Public Interest Disclosure
Finally-if you are still with me- the person could make a disclosure to a journalist and be protected from victimisation and discrimination in employment and from liablity under s 81 or any other act under proposed changes to the Public Interest Disclosure Act (Explanatory Memorandum Part 3) of substantially the same information that was the subject of a disclosure of public interest information already made under the act. Where the proper authority to which the disclosure was made, or the person to whom a matter raised by the disclosure was referred under section 9(1)(b):
(a) has refused to investigate, or has discontinued the investigation of, a matter raised by the disclosure; or
(b) has not completed an investigation of a matter raised by the disclosure within the period ending 6 months after the disclosure was made; or
(c) has completed an investigation of a matter raised by the disclosure but has not recommended the taking of action in respect of the matter; or
(d) has not complied with section 10(1) or (4), if applicable, in relation to the disclosure.

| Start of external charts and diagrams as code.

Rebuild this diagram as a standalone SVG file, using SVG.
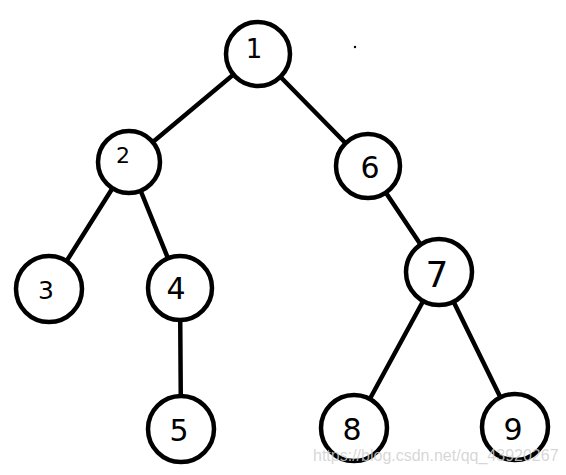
<svg xmlns="http://www.w3.org/2000/svg" width="566" height="475" viewBox="0 0 566 475">
<style>
.edge{stroke:#000;stroke-width:4.5;stroke-linecap:round;fill:none}
.node circle{fill:#fff;stroke:#000;stroke-width:4.5}
.node text{font-family:"DejaVu Sans","Liberation Sans",sans-serif;font-size:30px;fill:#000;text-anchor:middle}
.wm{font-family:"Liberation Sans",Arial,sans-serif;font-size:16px;fill:#cfcfcf;fill-opacity:0.85}
</style>
<rect width="566" height="475" fill="#fff"/>
<g id="connectors">
<line class="edge" x1="258" y1="54" x2="129" y2="162"/>
<line class="edge" x1="258" y1="54" x2="368" y2="166"/>
<line class="edge" x1="129" y1="162" x2="49" y2="289"/>
<line class="edge" x1="129" y1="162" x2="180" y2="288"/>
<line class="edge" x1="180" y1="288" x2="181" y2="429"/>
<line class="edge" x1="368" y1="166" x2="439" y2="272"/>
<line class="edge" x1="439" y1="272" x2="354" y2="428"/>
<line class="edge" x1="439" y1="272" x2="515" y2="427"/>
</g>
<g id="n1" class="node"><circle cx="258" cy="54" r="32"/><text x="254" y="58" style="font-size:26px">1</text></g>
<g id="n2" class="node"><circle cx="129" cy="162" r="31"/><text x="123" y="163" style="font-size:22px">2</text></g>
<g id="n6" class="node"><circle cx="368" cy="166" r="32"/><text x="370" y="178">6</text></g>
<g id="n3" class="node"><circle cx="49" cy="289" r="33"/><text x="46" y="299" style="font-size:25px">3</text></g>
<g id="n4" class="node"><circle cx="180" cy="288" r="32"/><text x="176" y="299">4</text></g>
<g id="n7" class="node"><circle cx="439" cy="272" r="33"/><text x="437" y="287" style="font-size:36px">7</text></g>
<g id="n5" class="node"><circle cx="181" cy="429" r="33"/><text x="179" y="441">5</text></g>
<g id="n8" class="node"><circle cx="354" cy="428" r="33"/><text x="352" y="440">8</text></g>
<g id="n9" class="node"><circle cx="515" cy="427" r="33"/><text x="513" y="440">9</text></g>
<circle cx="355" cy="47" r="1.2" fill="#000"/>
<text class="wm" x="313" y="461">https://blog.csdn.net/qq_43920267</text>
</svg>
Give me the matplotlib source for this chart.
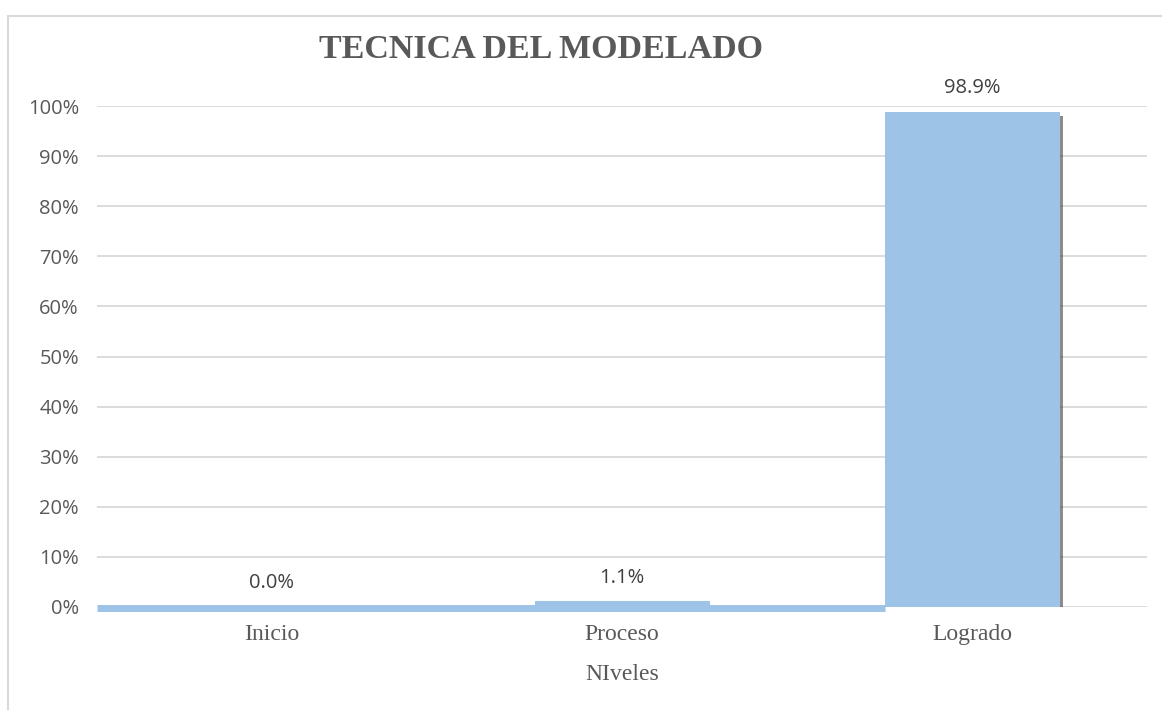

A journalist wouldn't enjoy shield law protection in these circumstances if a source tried to insist on confidentiality as far as I can see.(Update: scale this back to a maybe-perhaps such a disclosure arguably would be in accordance with the PID act and therefore attract the shield law protection.)

Standards of journalism-privacy
Awaited with interest-the reaction to this other proposed exception to journalist privilege by media organisations and journalists who are strongly resisting in other contexts any suggestion of outside interference with the conduct of their craft.
"Section 20K(3)(d) provides that a direction (to identify a source) should generally be given if the misconduct involved a breach of privacy that was not warranted in the circumstances. To determine what is warranted in the circumstances, a person acting judicially is required have regard to the value attached to the privacy of personal information; the privacy of commercial information; or Cabinet confidentiality, or other principles which allow the free exchange of ideas on a confidential basis during the development of public policy matters. Subsection (3)(d) ensures that the protection for journalists' sources does not afford journalists or informants a means of violating the public's privacy. While there is not 'right to privacy' as a matter of law, the public, business and government rely on the ability to undertake certain acts or transactions in private. Subsection (3)(d) makes it clear that unnecessary and unwarranted invasions of privacy by journalists or other persons who provide information to journalists will generally not attract protection under the Bill."


  1. Peter, have you got your 1 December correction right?

    I'm researching this very issue of the definition of a journalist for a piece for ABC The Drum today, and according to AustLII the Commonwealth Evidence Act 1995 s126G says journalist is defined as "a person who is engaged and active in the publication of news and who may be given information by an informant in the expectation that the information may be published in a news medium."

  2. I did it again! I grabbed Senator Ludlam's foreshadowed amendment rather than the words as used in the act

    Thanks-and sorry for the confusion.

  3. Hah! All too easy, Peter!

    My ABC piece is now online, and you're quoted:
    "When is a journalist not a journalist"

  4. Thanks- a good piece made even better by no mention of my initial confusion over the definitions.